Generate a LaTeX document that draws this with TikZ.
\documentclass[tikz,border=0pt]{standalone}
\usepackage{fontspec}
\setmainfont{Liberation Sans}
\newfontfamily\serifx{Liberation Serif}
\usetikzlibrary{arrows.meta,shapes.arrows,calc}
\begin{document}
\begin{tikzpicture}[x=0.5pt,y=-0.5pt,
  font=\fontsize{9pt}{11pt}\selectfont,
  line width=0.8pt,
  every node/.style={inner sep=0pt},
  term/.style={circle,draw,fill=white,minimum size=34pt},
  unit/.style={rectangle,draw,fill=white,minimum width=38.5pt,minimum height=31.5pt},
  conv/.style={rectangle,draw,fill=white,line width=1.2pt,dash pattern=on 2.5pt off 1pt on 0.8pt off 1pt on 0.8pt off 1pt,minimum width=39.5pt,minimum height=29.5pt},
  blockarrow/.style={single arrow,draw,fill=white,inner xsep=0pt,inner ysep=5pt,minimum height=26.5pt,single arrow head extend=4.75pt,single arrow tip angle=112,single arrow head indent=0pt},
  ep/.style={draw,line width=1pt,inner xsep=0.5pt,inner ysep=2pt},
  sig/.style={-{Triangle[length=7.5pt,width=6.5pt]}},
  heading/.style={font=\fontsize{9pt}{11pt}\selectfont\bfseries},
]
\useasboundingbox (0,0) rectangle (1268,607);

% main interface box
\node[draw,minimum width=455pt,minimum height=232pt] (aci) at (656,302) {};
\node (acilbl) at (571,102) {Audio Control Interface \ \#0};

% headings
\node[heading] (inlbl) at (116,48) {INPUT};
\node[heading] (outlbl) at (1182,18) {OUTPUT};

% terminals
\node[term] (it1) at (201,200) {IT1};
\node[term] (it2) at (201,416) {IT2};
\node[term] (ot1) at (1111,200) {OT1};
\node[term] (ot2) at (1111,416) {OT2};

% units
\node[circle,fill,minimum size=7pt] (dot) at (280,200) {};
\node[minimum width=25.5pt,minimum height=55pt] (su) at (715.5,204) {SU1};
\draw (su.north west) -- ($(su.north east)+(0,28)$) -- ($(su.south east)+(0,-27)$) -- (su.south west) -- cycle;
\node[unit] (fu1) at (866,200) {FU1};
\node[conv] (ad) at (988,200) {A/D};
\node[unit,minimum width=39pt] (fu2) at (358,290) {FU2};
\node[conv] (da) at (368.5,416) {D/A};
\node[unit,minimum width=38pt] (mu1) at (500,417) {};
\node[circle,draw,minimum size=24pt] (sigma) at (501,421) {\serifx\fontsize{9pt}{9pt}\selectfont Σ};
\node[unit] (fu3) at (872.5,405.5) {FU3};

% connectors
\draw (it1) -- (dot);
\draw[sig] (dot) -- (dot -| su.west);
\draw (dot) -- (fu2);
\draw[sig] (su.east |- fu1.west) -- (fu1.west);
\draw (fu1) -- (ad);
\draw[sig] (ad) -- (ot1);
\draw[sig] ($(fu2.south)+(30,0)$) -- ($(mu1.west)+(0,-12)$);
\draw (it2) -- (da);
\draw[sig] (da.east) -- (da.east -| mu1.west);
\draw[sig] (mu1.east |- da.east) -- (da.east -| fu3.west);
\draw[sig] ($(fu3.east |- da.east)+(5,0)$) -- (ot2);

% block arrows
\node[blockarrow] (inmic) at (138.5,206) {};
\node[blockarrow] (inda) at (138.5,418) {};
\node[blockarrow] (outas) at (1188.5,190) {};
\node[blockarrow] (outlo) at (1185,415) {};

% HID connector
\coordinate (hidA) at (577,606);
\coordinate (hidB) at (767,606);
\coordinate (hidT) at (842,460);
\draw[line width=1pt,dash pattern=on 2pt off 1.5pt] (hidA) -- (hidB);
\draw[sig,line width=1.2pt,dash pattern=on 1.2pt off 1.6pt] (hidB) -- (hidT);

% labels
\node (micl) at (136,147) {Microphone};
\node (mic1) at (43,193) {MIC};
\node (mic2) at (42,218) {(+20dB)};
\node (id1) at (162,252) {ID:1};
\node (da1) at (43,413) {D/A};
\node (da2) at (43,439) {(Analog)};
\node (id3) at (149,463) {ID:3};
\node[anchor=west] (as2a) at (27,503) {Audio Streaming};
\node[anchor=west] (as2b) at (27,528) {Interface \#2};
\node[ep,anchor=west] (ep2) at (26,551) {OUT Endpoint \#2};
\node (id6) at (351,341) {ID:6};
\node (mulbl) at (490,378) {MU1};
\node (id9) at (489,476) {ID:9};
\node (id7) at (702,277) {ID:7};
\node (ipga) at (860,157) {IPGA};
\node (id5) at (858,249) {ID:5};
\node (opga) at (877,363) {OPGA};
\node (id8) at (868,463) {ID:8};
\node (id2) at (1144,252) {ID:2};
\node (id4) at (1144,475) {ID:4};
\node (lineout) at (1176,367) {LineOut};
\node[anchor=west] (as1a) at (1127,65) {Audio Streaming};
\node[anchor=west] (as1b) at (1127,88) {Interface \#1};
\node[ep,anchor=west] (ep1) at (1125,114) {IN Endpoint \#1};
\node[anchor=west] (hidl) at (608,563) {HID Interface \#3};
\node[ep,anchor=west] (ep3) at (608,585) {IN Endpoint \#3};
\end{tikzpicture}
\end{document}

::::::

Looking at the material above, please copy exactly every line from its first line through the line containing "(ot2) at (1111,416)", with both ends included and nothing else.

Generate a LaTeX document that draws this with TikZ.
\documentclass[tikz,border=0pt]{standalone}
\usepackage{fontspec}
\setmainfont{Liberation Sans}
\newfontfamily\serifx{Liberation Serif}
\usetikzlibrary{arrows.meta,shapes.arrows,calc}
\begin{document}
\begin{tikzpicture}[x=0.5pt,y=-0.5pt,
  font=\fontsize{9pt}{11pt}\selectfont,
  line width=0.8pt,
  every node/.style={inner sep=0pt},
  term/.style={circle,draw,fill=white,minimum size=34pt},
  unit/.style={rectangle,draw,fill=white,minimum width=38.5pt,minimum height=31.5pt},
  conv/.style={rectangle,draw,fill=white,line width=1.2pt,dash pattern=on 2.5pt off 1pt on 0.8pt off 1pt on 0.8pt off 1pt,minimum width=39.5pt,minimum height=29.5pt},
  blockarrow/.style={single arrow,draw,fill=white,inner xsep=0pt,inner ysep=5pt,minimum height=26.5pt,single arrow head extend=4.75pt,single arrow tip angle=112,single arrow head indent=0pt},
  ep/.style={draw,line width=1pt,inner xsep=0.5pt,inner ysep=2pt},
  sig/.style={-{Triangle[length=7.5pt,width=6.5pt]}},
  heading/.style={font=\fontsize{9pt}{11pt}\selectfont\bfseries},
]
\useasboundingbox (0,0) rectangle (1268,607);

% main interface box
\node[draw,minimum width=455pt,minimum height=232pt] (aci) at (656,302) {};
\node (acilbl) at (571,102) {Audio Control Interface \ \#0};

% headings
\node[heading] (inlbl) at (116,48) {INPUT};
\node[heading] (outlbl) at (1182,18) {OUTPUT};

% terminals
\node[term] (it1) at (201,200) {IT1};
\node[term] (it2) at (201,416) {IT2};
\node[term] (ot1) at (1111,200) {OT1};
\node[term] (ot2) at (1111,416) {OT2};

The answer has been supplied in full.